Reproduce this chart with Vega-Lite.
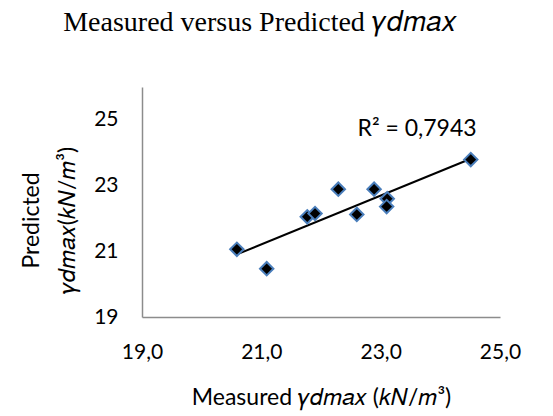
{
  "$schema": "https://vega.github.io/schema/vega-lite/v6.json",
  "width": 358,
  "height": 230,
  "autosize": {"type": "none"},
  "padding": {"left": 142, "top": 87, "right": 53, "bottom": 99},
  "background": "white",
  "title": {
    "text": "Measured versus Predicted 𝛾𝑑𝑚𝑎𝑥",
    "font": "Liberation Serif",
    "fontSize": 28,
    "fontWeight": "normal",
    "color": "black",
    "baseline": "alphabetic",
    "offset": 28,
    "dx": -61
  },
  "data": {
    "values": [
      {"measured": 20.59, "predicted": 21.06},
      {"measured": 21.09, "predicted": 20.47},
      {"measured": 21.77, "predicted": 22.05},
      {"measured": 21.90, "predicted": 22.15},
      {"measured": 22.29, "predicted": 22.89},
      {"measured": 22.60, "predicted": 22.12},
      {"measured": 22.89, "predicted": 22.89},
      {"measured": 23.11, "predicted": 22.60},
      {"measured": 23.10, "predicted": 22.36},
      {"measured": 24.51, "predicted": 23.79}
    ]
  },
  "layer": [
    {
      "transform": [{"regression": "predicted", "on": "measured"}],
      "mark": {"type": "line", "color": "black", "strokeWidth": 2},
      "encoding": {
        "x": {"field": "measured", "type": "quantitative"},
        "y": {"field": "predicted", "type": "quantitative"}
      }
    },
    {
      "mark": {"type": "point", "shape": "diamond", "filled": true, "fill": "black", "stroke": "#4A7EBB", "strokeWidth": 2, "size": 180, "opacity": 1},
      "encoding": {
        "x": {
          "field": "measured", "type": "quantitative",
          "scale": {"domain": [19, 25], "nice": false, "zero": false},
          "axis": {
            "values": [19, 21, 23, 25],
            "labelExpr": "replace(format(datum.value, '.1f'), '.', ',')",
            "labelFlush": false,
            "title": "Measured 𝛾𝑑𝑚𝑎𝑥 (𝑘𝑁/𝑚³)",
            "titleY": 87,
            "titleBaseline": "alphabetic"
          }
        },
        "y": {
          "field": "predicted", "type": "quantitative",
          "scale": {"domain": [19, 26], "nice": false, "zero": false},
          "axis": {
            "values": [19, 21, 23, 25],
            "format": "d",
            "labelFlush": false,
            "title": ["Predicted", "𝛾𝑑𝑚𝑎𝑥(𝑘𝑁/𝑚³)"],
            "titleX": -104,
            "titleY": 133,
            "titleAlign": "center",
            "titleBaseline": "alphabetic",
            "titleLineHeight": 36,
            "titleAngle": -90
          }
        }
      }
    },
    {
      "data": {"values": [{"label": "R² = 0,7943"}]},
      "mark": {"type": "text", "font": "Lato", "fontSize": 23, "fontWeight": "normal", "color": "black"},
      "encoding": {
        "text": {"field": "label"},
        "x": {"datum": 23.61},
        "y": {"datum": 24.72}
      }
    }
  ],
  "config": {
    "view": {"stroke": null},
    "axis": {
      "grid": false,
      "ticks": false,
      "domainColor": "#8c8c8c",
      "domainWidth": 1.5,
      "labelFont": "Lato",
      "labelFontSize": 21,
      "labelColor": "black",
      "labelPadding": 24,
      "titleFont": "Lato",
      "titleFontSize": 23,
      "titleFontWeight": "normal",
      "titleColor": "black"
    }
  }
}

==

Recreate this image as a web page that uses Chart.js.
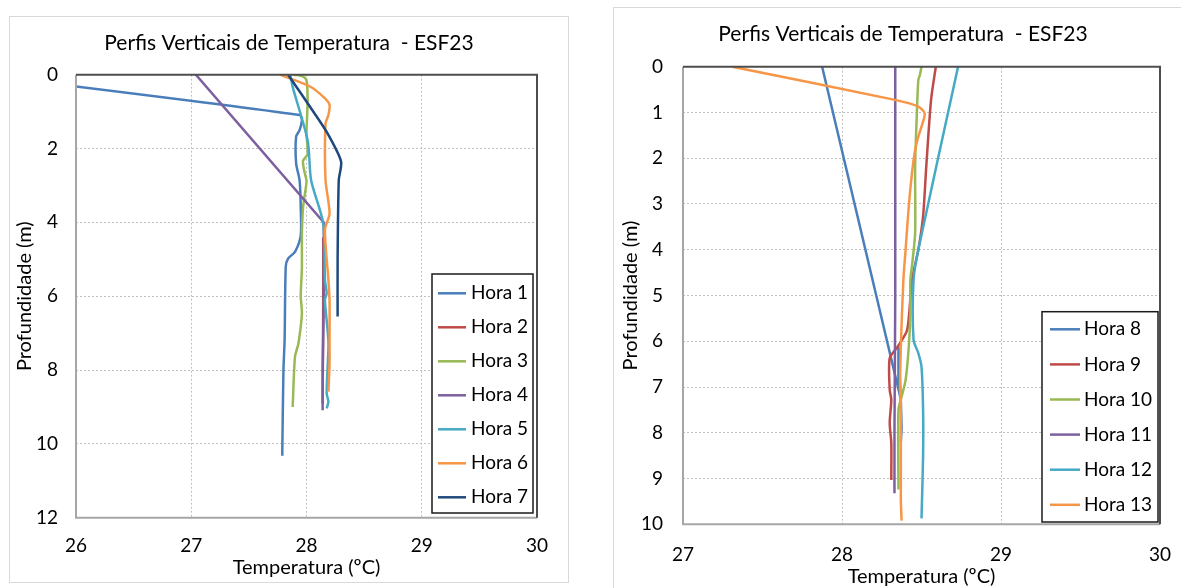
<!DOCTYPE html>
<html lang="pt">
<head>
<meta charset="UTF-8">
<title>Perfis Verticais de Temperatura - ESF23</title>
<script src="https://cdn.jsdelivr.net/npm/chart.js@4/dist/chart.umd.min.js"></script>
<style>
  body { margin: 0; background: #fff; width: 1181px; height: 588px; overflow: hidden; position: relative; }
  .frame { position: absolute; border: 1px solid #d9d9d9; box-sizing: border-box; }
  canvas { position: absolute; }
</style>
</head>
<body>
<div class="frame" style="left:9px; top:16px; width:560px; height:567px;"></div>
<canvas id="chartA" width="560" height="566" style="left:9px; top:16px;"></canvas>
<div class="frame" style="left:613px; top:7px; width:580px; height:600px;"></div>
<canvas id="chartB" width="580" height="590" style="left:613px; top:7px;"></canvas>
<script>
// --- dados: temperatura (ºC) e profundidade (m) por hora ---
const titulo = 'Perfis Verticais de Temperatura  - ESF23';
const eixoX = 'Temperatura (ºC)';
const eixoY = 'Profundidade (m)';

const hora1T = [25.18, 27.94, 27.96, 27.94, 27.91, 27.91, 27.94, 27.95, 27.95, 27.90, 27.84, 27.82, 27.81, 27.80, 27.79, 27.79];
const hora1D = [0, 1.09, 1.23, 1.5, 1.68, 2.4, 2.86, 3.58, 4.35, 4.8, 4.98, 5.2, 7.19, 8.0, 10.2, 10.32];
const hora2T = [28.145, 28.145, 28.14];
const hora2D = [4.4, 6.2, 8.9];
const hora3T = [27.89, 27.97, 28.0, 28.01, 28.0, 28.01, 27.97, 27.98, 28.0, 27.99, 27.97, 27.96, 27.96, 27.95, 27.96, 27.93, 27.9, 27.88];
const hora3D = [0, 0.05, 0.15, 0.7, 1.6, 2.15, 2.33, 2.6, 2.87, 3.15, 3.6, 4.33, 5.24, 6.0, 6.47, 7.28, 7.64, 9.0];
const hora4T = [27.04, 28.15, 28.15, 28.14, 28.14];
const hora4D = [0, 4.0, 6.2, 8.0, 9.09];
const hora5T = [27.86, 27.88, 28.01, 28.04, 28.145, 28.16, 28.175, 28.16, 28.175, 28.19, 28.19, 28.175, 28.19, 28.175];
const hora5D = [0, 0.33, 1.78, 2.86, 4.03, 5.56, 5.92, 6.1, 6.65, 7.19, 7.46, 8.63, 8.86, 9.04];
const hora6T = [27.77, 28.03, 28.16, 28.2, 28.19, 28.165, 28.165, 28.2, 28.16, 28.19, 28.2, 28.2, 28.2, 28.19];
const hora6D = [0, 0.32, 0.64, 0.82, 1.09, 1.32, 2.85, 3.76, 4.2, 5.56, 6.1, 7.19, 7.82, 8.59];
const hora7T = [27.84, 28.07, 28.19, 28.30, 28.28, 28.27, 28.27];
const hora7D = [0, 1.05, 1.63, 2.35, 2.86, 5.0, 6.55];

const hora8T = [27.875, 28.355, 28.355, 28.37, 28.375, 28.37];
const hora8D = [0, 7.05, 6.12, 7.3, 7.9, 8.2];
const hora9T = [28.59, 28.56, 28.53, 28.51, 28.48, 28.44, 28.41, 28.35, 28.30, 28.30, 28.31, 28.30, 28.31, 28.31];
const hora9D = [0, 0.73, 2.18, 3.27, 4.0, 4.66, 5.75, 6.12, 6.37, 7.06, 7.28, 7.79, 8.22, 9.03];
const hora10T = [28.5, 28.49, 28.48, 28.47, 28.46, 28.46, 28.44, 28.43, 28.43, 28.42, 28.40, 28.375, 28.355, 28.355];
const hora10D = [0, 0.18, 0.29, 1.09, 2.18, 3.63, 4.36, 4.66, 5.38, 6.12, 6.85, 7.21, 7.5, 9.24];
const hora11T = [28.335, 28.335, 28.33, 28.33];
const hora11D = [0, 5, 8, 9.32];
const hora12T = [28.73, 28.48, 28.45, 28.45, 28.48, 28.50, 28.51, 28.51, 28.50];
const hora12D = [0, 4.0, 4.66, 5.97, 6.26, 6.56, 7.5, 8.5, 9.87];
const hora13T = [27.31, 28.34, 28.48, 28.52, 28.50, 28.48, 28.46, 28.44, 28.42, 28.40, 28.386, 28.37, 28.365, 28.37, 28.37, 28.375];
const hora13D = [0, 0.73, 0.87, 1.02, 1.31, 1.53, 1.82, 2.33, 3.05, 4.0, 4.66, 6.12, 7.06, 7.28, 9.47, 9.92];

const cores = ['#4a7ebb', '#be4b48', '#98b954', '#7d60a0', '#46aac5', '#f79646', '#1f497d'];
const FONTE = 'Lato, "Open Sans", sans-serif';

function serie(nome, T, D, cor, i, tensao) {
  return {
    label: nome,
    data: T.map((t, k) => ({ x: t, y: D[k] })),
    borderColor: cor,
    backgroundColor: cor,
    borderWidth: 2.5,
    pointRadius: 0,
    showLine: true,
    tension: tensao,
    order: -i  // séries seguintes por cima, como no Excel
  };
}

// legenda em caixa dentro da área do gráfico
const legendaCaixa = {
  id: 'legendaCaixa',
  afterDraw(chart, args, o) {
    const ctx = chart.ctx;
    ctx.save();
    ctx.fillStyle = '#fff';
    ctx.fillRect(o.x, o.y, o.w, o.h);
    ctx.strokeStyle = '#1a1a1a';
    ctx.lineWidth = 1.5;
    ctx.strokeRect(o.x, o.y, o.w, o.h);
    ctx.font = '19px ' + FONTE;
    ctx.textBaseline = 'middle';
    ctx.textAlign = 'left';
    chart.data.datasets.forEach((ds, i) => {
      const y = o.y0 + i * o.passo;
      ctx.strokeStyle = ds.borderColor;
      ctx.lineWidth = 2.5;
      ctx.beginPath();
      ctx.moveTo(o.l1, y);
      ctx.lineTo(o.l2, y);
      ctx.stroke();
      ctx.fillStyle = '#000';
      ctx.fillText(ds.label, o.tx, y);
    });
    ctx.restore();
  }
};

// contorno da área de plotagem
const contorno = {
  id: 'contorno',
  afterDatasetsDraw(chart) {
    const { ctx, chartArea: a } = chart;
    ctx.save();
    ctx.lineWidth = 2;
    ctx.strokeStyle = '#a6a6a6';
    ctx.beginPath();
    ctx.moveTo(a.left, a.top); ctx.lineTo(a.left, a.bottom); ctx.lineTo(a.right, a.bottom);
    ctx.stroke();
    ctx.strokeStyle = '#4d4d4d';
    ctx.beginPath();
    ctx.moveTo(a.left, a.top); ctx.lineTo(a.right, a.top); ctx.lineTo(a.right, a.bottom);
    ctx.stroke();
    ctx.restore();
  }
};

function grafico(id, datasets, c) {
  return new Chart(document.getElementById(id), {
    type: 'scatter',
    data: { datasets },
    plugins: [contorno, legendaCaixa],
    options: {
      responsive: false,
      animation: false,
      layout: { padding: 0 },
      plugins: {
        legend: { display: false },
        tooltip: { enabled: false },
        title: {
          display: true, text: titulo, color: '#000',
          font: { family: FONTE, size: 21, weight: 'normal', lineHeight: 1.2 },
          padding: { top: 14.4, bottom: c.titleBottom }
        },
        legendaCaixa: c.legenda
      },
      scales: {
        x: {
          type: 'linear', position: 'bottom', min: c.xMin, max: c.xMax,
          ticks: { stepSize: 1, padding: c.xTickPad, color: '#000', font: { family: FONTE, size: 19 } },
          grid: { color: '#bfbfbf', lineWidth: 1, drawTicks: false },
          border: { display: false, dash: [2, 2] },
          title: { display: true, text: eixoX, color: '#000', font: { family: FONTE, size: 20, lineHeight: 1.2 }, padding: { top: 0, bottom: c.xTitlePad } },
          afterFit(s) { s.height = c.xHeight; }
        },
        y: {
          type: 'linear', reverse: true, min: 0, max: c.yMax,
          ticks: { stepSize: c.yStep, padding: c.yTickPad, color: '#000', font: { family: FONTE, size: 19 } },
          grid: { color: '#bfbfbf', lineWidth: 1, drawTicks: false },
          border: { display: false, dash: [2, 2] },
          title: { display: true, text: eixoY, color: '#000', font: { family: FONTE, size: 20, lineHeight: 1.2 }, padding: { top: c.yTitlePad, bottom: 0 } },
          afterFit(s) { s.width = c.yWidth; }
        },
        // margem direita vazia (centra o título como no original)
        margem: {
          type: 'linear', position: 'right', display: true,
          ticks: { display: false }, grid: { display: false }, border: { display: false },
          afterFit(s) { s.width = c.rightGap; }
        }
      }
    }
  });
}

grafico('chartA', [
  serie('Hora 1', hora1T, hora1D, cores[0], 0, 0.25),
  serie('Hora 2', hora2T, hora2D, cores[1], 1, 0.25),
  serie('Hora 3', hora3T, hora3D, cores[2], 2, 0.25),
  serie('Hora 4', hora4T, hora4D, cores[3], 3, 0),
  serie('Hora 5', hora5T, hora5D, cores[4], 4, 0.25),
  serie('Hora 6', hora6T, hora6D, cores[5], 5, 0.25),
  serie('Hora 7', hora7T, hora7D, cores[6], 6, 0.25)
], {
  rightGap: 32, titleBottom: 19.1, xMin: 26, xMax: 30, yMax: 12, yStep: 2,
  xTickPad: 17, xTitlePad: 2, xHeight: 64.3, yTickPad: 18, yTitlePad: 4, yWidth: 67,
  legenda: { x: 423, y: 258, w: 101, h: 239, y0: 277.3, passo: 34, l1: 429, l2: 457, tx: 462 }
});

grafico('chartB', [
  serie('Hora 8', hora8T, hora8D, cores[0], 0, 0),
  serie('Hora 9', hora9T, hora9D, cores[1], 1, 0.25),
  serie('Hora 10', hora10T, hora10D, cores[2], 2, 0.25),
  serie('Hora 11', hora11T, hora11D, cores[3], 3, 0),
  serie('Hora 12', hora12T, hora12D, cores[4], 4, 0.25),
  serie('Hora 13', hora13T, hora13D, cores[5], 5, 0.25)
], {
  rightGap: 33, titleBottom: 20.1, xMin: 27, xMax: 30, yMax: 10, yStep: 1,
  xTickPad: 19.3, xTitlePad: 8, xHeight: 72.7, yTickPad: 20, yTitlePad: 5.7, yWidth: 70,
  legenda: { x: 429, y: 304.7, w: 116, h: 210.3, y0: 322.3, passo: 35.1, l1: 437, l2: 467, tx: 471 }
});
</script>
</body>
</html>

- _Aim of the exercise_
Provide solely the number of lines in the data that include the word "this".

- _Response_
2